There are a few schemes that can help tackle their retirement adequacy challenge, such as the HDB lease buyback schemes or bank home equity income loans to monetise their assets. While these options offer a critical lifeline to cash-strapped retirees, they come at a cost of having to give up ownership or accepting a very high interest cost. This predicament was definitely not desired or planned for by retirees who had hoped to pass on their homes as an asset to the next generation.

Being intentional about the choices we make

Younger Singaporeans, especially those in the sandwich generation, should prioritise planning for longer-term financial goals, even if the need is not immediate. Investing has never been more convenient and cost-effective, and you can get going earlier by starting with less now than previously possible.

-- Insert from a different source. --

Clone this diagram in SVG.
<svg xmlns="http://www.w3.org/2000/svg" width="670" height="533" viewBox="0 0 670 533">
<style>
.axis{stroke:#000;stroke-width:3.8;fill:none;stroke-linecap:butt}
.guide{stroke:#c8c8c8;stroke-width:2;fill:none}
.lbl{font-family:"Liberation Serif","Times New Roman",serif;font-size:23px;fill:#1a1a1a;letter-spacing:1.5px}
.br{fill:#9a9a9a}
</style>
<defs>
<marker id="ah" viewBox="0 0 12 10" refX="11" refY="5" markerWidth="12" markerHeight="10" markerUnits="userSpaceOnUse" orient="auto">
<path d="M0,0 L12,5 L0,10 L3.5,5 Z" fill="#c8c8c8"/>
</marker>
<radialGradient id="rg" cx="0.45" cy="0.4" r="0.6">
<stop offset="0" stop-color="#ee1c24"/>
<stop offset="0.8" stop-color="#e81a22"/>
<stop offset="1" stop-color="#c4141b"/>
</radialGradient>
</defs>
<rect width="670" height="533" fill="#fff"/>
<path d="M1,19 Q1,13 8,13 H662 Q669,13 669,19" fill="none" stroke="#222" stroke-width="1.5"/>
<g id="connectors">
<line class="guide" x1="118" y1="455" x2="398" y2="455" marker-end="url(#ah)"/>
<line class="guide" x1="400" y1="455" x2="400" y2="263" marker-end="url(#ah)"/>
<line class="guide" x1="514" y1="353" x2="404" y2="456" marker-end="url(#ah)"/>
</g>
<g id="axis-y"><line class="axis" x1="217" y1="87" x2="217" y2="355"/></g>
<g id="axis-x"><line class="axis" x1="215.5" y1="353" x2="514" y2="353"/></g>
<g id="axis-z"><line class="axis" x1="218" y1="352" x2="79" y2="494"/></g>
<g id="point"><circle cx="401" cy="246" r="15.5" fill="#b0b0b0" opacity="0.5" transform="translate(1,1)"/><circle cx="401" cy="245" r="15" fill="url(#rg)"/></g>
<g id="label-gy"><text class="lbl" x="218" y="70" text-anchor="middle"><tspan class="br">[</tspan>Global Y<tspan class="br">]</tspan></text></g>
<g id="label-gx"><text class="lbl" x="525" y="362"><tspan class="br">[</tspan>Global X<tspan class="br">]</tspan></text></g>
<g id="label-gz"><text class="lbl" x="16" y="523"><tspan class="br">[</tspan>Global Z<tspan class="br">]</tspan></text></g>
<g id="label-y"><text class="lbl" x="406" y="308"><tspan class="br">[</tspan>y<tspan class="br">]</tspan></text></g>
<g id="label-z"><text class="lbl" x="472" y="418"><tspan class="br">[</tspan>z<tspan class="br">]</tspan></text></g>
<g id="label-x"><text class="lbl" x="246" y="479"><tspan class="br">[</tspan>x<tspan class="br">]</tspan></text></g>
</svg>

For the Merdeka Generation, investments previously had to be tracked through Teletext, executed over the phone with a broker, and the only way to access global markets was through expensive funds. Younger and older Singaporeans alike now have the luxury of choice through online platforms that allow investments of lower denominations with personalised advice and an automated investing process, all on a convenient mobile app.

We can also choose to educate ourselves to be better. There is greater access to financial information from both financial institutions and independent sources now. Education is critical to improving financial literacy and it is encouraging to see more programmes, education institutes and bloggers leading the charge here.

But this is not just for the young. Even if you are in your 50s and 60s, educating yourself to be better prepared is critical as Singapore's life expectancy is reaching the high 80s on average. This means more than half of the population will live well beyond those years. It's scary to think of a reality where half of the population are retired and living below their desired standard of living.

While the many surveys sometimes create a daunting picture of the future, being intentional about the choices we make when it comes to our financial matters and investing means we can take greater responsibility and ownership in securing our financial future together.

So is being spoilt for choice a benefit or a burden when it comes to investing? Well, it depends on where in the process that excess choice occurs. The availability today of simple, low-cost options to help the typically underserved-yet-overcharged retail investor take more control is certainly a welcome change for the industry.

But the overwhelming array of investment products, strategies and approaches can lead to poor results without the right level of professional advice and guidance. In the end, we each need to strike the right balance to achieve the best results and allow us to refocus our attention on what really matters - to secure our financial future.